What's left is to implement bindings. (download the whole example)
To conveniently use it in JS code like this:
const fft = new Module.KissFft(size);
const result = fft.transform(data);
we have to implement bindings. Luckily it is super easy to do once you figure out how to use
Embind.
To be able to pass data in javascript Float64Array
s to C++ code and return result back
I came up with this implementation (see comments in code):
#include "tools/kiss_fftr.h"
#include <emscripten/bind.h>
#include <emscripten/val.h>
enum class FftDirection {
Direct,
Inverse
};
struct KissFftBase {
KissFftBase(size_t size, FftDirection direction) {
state = kiss_fftr_alloc(size, direction == FftDirection::Direct ? 0 : 1, nullptr, nullptr);
}
~KissFftBase() {
kiss_fft_free(state);
}
kiss_fftr_state *state;
};
emscripten::val toJSFloat64Array(const std::vector<double> &v) {
emscripten::val view{ emscripten::typed_memory_view(v.size(), v.data()) }; // make a view of local object
auto result = emscripten::val::global("Float64Array").new_(v.size()); // make a JS typed array
result.call<void>("set", view); // set typed array values "on the JS side" using the memory view
return result;
}
struct KissFftRealExtraCopy : KissFftBase {
KissFftRealExtraCopy(size_t size) : KissFftBase{ size, FftDirection::Direct } {}
auto transform(const emscripten::val &input) const {
const auto data = emscripten::convertJSArrayToNumberVector<double>(input); // copy data from argument into local memory
std::vector<double> output; // real and imaginary components are interleaved,
output.resize(data.size() + 2); // need +1 bin (+2 elements) for Nyquist frequency
kiss_fftr(state, data.data(), reinterpret_cast<kiss_fft_cpx*>(output.data())); // reinterpret_cast is needed to call the API
return toJSFloat64Array(output); // copy data to a JS Float64Array object and return the object
}
};
EMSCRIPTEN_BINDINGS(KissFft) {
emscripten::class_<KissFftRealExtraCopy>("KissFftRealExtraCopy") // expose class with ctor and the only method
.constructor<size_t>()
.function("transform", &KissFftRealExtraCopy::transform)
;
}
I put this code in kiss_fft.js.cpp
.
(This code is used for kissfft extra copy
variant in benchmark.)
At this point we can build and use it.
Execute
em++ -I. -Dkiss_fft_scalar=double kiss_fft.c tools\kiss_fftr.c kiss_fft.js.cpp -o build\kissfft.js --bind -O3 --closure 1
em++
is the name of the Emscripten compiler frontend executable. Alternatively you can use emcc
.
-Ipath
adds includes path. I execute it in the directory with the rest of KISS FFT sources,
so it's sufficient to just add the current directory with -I.
-Dkiss_fft_scalar=double
defines double
, i.e. 64 bit floating point type, as the real scalar type.
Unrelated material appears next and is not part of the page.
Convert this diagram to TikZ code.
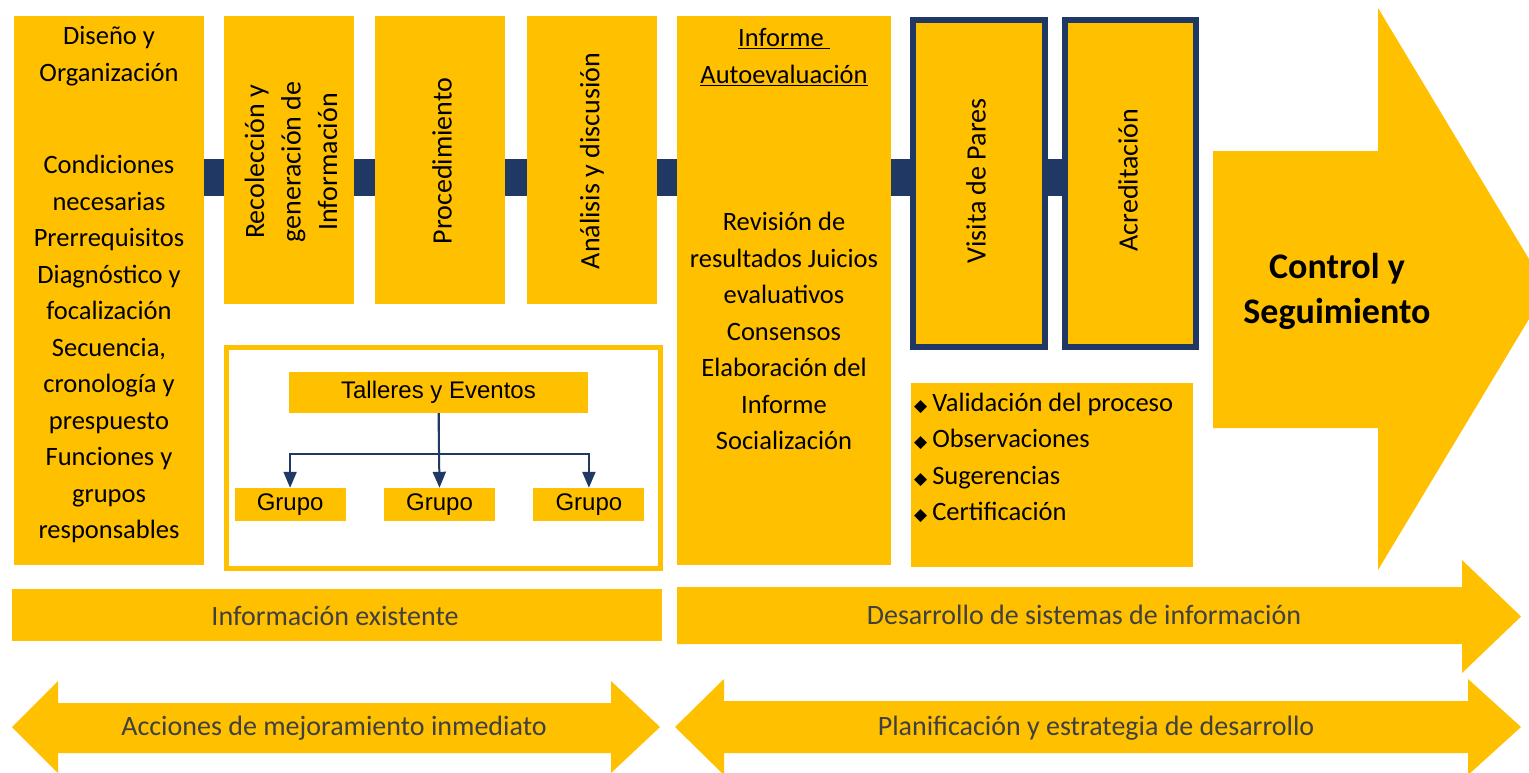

I tried single and double precision floating point types and their performance is roughly the same, so it's beneficial to use double precision.
--bind
tells the compiler to use Embind bindings.
-O3
tells the compiler to optimize the code for speed.
--closure 1
runs Closure compiler to optimize the size of supporting JS code
(from 62 KB to 27 KB in my case).
Though providing convenient interface, extra copying incurs noticeable penalty in all cases,
sometimes even making WASM implementation slower than JS code.
If we want ultimate speed, we need to eliminate extra copying at the JS-WASM boundary.
Fortunately we can do it very easily even without making the interface ugly beyond repair.
//...
struct KissFftReal : KissFftBase {
KissFftReal(size_t size) : KissFftBase{ size, FftDirection::Direct } {
input.resize(size); // initialize buffers with sizes on construction
output.resize(size + 2); // complex output needs +1 bin (+2 elements) for Nyquist frequency
}
auto transform() const {
kiss_fftr(state, input.data(), reinterpret_cast<kiss_fft_cpx*>(output.data()));
return emscripten::val{ emscripten::typed_memory_view(output.size(), output.data()) }; // return view of output data buffer
}
auto getInputTimeDataBuffer() {
return emscripten::val{ emscripten::typed_memory_view(input.size(), input.data()) }; // return view of input data buffer
}
private:
std::vector<double> input;
mutable std::vector<double> output;
};
struct KissFftRealInverse : KissFftBase {
KissFftRealInverse(size_t size) : KissFftBase{ size, FftDirection::Inverse } {
input.resize(size + 2); // complex input should contain +1 bin (+2 elements) for Nyquist frequency
output.resize(size);
}
auto transform() const {
kiss_fftri(state, reinterpret_cast<const kiss_fft_cpx*>(input.data()), output.data());
return emscripten::val{ emscripten::typed_memory_view(output.size(), output.data()) };
}
auto getInputFrequencyDataBuffer() {
return emscripten::val{ emscripten::typed_memory_view(input.size(), input.data()) };
}
private:
std::vector<double> input;
mutable std::vector<double> output;
};
EMSCRIPTEN_BINDINGS(KissFft) { // expose classes each with ctor and two methods
emscripten::class_<KissFftReal>("KissFftReal")
.constructor<size_t>()
.function("getInputTimeDataBuffer", &KissFftReal::getInputTimeDataBuffer)
.function("transform", &KissFftReal::transform)
;
emscripten::class_<KissFftRealInverse>("KissFftRealInverse")
.constructor<size_t>()
.function("getInputFrequencyDataBuffer", &KissFftRealInverse::getInputFrequencyDataBuffer)
.function("transform", &KissFftRealInverse::transform)
;
}
(This code is used for kissfft zero copy
variant in benchmark.)
Here we expose buffers allocated on the WASM side as typed memory views to the JS side, no additional allocations or copying is needed.
We can use it like this on JS side:
const fft = new Module.KissFftReal(size);
const input = fft.getInputTimeDataBuffer(); // get buffer
// fill input buffer
const output = fft.transform(); // perform transformation
// use transformation result returned in output buffer
Not terribly aweful if you ask me.
Considering that it offers better performance in comparison with JS implementation
(and that inverse transform for real-valued time data is already implemented)
I'm gonna use KISS FFT compiled into WASM.